Why do 2 opeartions without loop unrolling and with loop unrolling give the same performance?

82 Views Asked by At

I am studying about memory in C++. But there is one thing that makes me doubtful. I am trying 2 different methods for array sum. One is that I access only 1 index at a time and increment i by 1. Another is that I access 5 indices of array at a time and increment i by 5. With 40 million elements, at first, I thought the one with loop unrolling might work better by reducing execution time. But both of the results are the same. I would like to know why?

#include <bits/stdc++.h>

using namespace std;
using namespace chrono;

void printVector(vector<int>& vect);

int main(int argc, char const *argv[])
{
   int n = 40000000;
   vector<int> a(n);
   vector<int> b(n);
   vector<int> c(n);

   srand((unsigned) time(0)); 

   for (int i = 0; i < n; ++i)
   {
      a[i] = ((rand() % 100) + 1);
      b[i] = ((rand() % 100) + 1);
      c[i] = ((rand() % 100) + 1);
   }

   // printVector(a);
   // printVector(b);
   // printVector(c);

   auto start = steady_clock::now();
   vector<int> vect1(n);
   for (int i = 0; i < n; i++) {
      vect1[i] = a[i] + b[i] + c[i];
   }
   // printVector(vect1);
   auto end = steady_clock::now();
   cout << duration_cast<milliseconds>(end - start).count() << " milliseconds" << endl;

   start = steady_clock::now();
   vector<int> vect2(n);
   for (int i = 0; i < n; i+=10) {
      vect2[i] = a[i] + b[i] + c[i];
      vect2[i+1] = a[i+1] + b[i+1] + c[i+1];
      vect2[i+2] = a[i+2] + b[i+2] + c[i+2];
      vect2[i+3] = a[i+3] + b[i+3] + c[i+3];
      vect2[i+4] = a[i+4] + b[i+4] + c[i+4];
      vect2[i+5] = a[i+5] + b[i+5] + c[i+5];
      vect2[i+6] = a[i+6] + b[i+6] + c[i+6];
      vect2[i+7] = a[i+7] + b[i+7] + c[i+7];
      vect2[i+8] = a[i+8] + b[i+8] + c[i+8];
      vect2[i+9] = a[i+9] + b[i+9] + c[i+9];
   }
   // printVector(vect2);
   end = steady_clock::now();
   cout << duration_cast<milliseconds>(end - start).count() << " milliseconds" << endl;
   return 0;
}

void printVector(vector<int>& vect) {
    cout << "Vector elements: " << endl;
    for (int i = 0; i < vect.size(); i++) {
       cout << vect[i] << " "; 
    }
    cout << endl;
}
1

There are 1 best solutions below

2
meaning-matters On

Loop unrolling is a common compiler optimisation and may have been done for you.

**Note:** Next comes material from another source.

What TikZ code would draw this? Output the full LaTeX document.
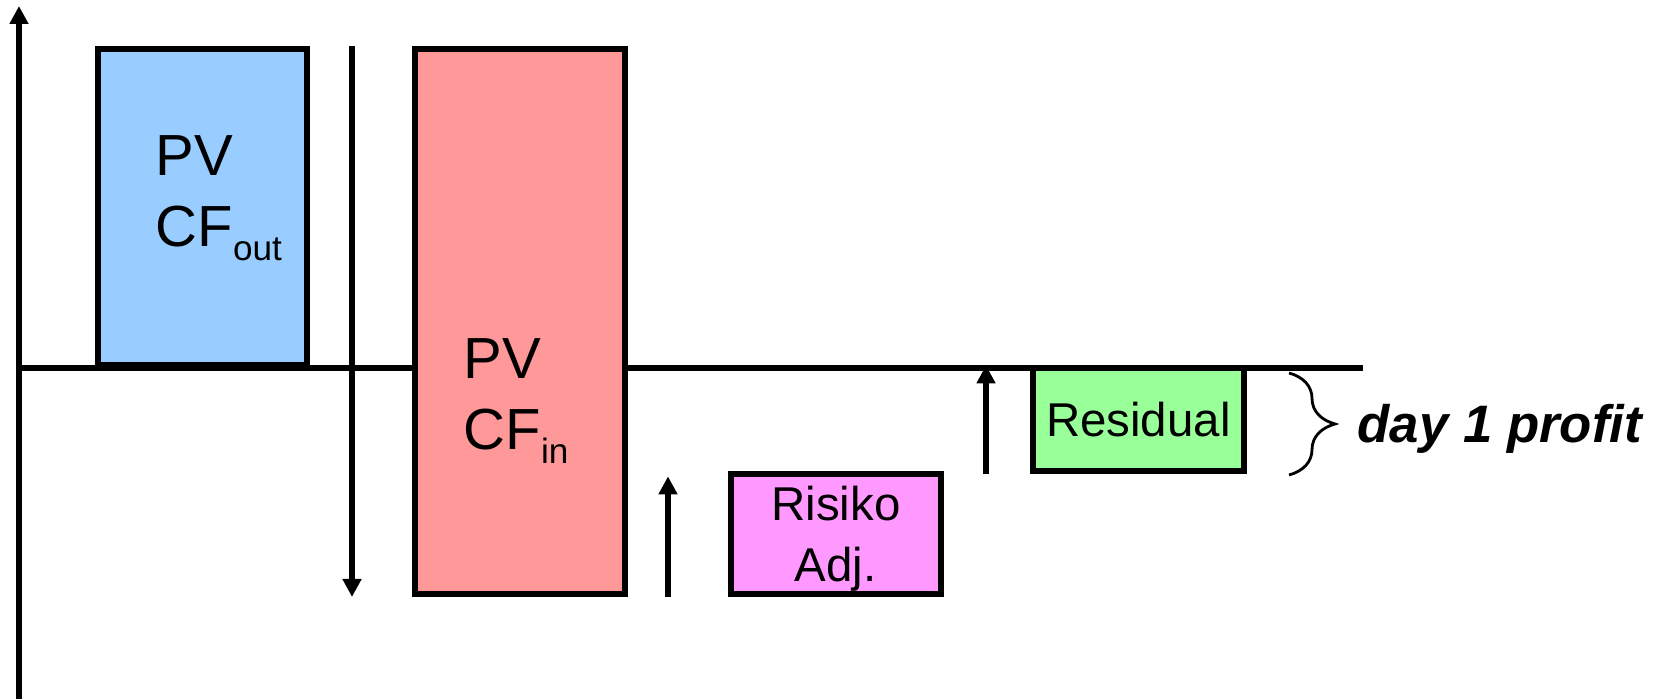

Then, without reading vect1 and vect2, because you've commented out the print statements, the compiler could have optimised away the loops in which you write them.

The compiler could have even optimised away the loop in which you set a, b, and c.

As was said in the comments, understanding performance is hard for various reasons including CPU (cache implementation) and compiler (optimisations) aspects.